## Listed records
:::

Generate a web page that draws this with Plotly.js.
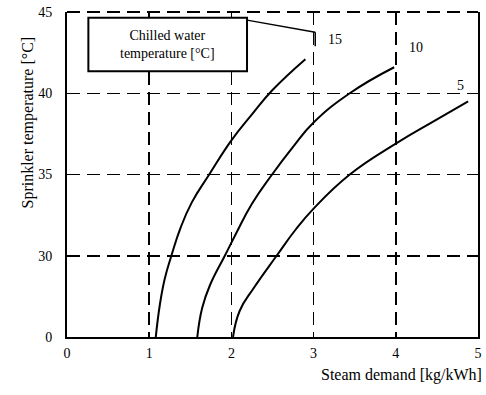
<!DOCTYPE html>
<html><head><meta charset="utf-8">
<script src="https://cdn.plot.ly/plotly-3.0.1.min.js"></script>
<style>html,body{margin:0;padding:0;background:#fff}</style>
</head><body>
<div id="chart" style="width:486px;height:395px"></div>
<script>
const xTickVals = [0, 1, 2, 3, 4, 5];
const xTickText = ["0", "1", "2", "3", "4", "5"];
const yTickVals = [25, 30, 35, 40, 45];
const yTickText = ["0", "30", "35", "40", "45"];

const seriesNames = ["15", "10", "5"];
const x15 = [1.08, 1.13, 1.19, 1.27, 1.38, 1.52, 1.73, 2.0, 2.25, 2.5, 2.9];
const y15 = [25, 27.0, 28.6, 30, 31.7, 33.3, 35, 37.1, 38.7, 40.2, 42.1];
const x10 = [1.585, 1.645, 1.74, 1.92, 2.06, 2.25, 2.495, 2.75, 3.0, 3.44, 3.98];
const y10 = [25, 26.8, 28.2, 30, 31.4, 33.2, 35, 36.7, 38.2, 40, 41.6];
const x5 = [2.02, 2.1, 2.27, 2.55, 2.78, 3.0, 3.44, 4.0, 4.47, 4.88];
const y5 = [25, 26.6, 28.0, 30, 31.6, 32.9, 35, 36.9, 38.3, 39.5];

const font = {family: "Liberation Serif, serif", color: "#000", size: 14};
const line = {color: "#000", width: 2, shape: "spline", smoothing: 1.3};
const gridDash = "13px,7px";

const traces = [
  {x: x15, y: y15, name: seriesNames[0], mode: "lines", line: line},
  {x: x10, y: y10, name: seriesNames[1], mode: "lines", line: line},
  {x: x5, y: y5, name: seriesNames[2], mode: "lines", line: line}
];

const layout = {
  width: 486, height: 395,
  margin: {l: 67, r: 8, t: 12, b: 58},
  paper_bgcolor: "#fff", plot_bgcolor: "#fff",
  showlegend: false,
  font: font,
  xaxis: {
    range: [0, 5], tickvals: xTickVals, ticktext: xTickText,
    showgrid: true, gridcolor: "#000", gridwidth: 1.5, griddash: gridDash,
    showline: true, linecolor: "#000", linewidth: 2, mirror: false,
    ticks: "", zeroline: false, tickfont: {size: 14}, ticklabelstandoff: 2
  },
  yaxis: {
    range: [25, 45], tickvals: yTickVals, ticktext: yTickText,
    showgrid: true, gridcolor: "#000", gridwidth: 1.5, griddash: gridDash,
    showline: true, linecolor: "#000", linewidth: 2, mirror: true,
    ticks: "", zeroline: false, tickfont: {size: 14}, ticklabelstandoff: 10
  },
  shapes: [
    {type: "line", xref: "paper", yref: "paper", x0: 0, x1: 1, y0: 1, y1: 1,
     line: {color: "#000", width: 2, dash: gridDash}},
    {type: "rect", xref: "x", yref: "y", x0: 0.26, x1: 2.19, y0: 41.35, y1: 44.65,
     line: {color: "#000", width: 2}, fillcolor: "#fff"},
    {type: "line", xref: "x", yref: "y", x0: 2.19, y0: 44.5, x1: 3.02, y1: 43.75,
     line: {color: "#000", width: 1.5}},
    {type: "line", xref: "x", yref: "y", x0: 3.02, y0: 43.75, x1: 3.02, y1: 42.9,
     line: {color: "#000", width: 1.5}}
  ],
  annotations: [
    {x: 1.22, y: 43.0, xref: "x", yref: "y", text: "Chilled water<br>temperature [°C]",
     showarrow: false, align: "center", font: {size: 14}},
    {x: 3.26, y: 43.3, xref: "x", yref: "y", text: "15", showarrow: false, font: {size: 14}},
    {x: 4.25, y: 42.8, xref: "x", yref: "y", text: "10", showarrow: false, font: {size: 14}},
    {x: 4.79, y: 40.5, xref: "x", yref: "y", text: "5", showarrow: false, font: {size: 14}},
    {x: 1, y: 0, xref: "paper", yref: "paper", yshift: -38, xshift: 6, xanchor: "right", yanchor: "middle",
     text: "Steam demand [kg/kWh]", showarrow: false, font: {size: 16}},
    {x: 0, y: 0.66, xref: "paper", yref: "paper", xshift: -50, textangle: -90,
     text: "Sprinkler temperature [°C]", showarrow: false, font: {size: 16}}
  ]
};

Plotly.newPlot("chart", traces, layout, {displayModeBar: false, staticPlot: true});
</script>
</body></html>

:::

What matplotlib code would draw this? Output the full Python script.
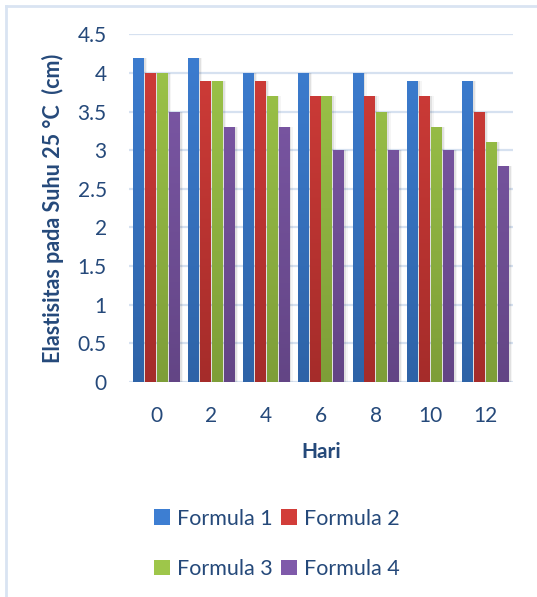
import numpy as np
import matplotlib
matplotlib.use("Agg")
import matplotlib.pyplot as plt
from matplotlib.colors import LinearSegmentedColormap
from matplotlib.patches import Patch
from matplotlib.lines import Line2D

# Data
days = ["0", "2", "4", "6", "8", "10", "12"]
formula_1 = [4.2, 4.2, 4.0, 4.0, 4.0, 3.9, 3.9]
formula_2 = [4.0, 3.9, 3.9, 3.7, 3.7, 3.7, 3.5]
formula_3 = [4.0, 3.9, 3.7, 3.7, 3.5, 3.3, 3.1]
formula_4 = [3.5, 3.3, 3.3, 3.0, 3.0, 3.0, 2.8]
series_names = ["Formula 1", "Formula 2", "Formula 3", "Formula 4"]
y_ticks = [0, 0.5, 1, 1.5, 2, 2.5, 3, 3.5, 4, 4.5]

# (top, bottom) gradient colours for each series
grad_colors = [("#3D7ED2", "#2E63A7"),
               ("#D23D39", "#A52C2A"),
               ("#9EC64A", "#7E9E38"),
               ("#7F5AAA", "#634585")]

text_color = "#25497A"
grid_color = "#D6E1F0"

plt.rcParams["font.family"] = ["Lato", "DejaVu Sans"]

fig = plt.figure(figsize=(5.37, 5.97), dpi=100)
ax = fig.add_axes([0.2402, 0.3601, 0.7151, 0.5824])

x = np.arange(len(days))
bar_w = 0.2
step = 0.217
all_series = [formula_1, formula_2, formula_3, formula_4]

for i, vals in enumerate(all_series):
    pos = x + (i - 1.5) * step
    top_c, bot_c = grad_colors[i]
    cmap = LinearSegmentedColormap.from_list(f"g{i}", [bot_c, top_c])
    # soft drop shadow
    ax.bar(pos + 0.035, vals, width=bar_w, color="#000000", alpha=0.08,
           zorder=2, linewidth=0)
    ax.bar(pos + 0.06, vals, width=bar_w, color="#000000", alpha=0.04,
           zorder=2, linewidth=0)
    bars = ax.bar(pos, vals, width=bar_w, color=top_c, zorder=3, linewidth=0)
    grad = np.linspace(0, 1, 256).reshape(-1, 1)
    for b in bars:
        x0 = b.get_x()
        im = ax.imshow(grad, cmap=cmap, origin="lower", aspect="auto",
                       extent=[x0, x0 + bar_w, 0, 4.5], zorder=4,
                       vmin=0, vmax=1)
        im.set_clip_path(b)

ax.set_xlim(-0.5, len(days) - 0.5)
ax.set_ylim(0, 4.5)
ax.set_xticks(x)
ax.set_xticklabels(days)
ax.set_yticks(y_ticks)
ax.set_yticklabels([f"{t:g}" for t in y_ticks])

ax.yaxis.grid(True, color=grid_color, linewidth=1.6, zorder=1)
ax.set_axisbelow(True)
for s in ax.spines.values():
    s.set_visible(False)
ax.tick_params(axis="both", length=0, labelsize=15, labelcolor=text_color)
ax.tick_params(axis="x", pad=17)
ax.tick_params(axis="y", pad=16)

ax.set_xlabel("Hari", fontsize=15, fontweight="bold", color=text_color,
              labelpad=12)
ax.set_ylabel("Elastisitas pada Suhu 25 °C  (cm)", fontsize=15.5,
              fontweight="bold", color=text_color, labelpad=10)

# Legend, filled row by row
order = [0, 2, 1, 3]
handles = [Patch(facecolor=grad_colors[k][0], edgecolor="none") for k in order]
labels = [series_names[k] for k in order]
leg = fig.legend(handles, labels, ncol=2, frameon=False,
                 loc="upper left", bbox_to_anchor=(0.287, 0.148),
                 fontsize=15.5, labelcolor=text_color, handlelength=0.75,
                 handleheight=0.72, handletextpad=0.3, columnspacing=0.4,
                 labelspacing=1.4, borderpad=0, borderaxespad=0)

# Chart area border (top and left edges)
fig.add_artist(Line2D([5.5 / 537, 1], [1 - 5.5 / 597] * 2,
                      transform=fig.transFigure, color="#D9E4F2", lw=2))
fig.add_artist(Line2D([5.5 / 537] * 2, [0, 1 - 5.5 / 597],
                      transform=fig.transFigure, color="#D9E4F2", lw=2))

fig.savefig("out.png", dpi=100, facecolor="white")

:::

## What to produce
Only the lines from "What matplotlib code" through "from matplotlib.lines import Line2D" should appear in your output, copied exactly with both end lines, and with no pictures.

## Response
What matplotlib code would draw this? Output the full Python script.
import numpy as np
import matplotlib
matplotlib.use("Agg")
import matplotlib.pyplot as plt
from matplotlib.colors import LinearSegmentedColormap
from matplotlib.patches import Patch
from matplotlib.lines import Line2D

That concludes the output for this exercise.